Per conseguenza l’incostituzionalità, per contrarietà all’art. 76 Cost., della legge-delega prevista dal Jobs Act si estenderebbe anche ai successivi decreti attuativi che potrebbero sistematicamente essere contestati e annullati.
Quanto infine ai possibili contenuti di quei decreti è difficile fare previsioni proprio perché il progetto di legge-delega è in bianco, ma per chi è “del mestiere”, il riferimento contenuto nell’art. 4 lett b ad un testo unico “semplificato” costituisce un segnale inequivocabile.
I decreti legislativi dovrebbero recepire, più o meno, la proposta di un codice del lavoro notoriamente etichettato come “semplificato”, che è stato redatto in varie versioni da un noto giuslavorista e avvocato datoriale, al momento parlamentare di Scelta Civica, dopo esserlo stato del Pd.

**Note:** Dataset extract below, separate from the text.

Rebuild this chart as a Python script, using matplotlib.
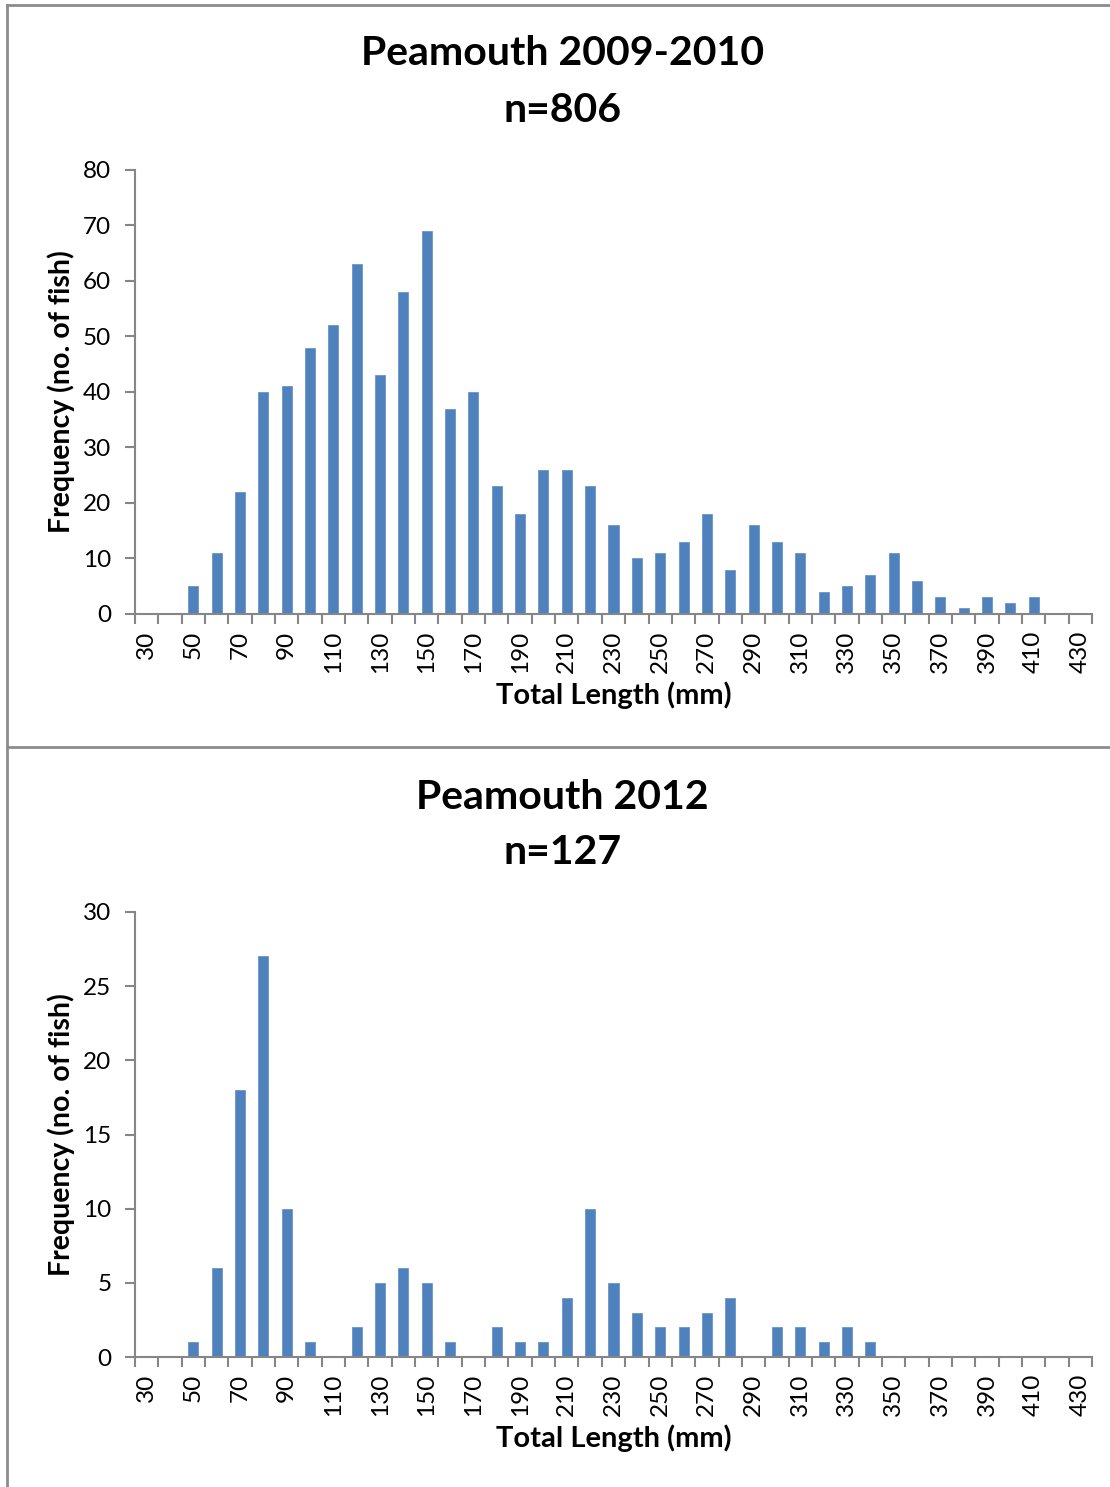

Si tratta di un testo, che, a nostro giudizio, al di là di molte belle e vane parole contiene il peggio del peggio quanto a distruzione dei capisaldi di tutela dei lavoratori. Solo per fare alcuni es. l’abolizione, in primo luogo dell’art.18 dello Statuto, ma anche dell’art.13 con l’ammissione di patti di demansionamento e di trasferimenti di sede sotto minaccia di licenziamento; previsione di appalti di mera mano d’opera, ulteriore allargamento della precarietà e così via.

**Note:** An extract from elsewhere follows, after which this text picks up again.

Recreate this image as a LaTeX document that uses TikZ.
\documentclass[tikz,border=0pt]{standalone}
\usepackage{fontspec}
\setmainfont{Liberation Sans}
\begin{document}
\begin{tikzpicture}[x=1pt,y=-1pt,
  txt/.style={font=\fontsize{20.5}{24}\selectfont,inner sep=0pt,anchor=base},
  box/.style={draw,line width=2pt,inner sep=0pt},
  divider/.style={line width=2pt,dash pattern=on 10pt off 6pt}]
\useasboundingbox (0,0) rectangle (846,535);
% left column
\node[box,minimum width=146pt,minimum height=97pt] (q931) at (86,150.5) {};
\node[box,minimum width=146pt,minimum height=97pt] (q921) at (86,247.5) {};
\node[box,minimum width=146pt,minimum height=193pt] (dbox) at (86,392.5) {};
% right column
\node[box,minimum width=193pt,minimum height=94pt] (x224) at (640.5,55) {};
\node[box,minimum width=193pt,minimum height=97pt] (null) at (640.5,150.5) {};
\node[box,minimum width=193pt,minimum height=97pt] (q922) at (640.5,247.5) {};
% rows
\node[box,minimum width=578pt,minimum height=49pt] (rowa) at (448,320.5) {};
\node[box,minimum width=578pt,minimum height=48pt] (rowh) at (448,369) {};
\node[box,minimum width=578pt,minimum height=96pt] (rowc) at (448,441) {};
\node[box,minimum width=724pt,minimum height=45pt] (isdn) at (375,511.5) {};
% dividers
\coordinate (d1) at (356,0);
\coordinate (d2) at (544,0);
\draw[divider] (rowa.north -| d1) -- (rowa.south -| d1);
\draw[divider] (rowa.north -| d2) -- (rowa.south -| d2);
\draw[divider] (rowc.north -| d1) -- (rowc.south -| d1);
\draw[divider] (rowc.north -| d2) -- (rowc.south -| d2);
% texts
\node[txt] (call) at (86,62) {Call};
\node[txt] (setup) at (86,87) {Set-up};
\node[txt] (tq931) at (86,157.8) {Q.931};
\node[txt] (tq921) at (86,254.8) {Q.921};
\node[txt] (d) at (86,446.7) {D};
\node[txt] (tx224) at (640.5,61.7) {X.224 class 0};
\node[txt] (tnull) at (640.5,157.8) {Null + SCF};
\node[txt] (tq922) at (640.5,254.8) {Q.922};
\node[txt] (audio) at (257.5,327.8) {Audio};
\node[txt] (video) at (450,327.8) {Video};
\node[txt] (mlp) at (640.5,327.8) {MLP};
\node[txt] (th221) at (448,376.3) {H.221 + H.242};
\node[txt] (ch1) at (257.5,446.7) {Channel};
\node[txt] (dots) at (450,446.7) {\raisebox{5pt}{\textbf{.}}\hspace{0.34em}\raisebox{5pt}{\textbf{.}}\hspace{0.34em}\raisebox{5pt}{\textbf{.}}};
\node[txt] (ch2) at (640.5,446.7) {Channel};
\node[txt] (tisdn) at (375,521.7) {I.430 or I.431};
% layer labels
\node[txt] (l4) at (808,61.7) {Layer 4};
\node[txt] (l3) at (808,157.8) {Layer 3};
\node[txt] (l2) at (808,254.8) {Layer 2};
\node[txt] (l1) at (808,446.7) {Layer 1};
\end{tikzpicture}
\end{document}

La domanda angosciosa è allora cosa stiano facendo, alla vigilia, di un simile disastro, le organizzazioni sindacali, il movimento 5 Stelle, la sinistra politica, compresa quella, se ancora esiste, del Partito democratico.
Basterebbe poco, a nostro avviso, per fermare sul nascere la frana, basterebbe dire di no, ma in modo fermo e a voce ben alta, alla legge delega in bianco e rivendicare l’effettiva centralità del Parlamento e una discussione parlamentare di assoluta trasparenza su tematiche tanto vitali.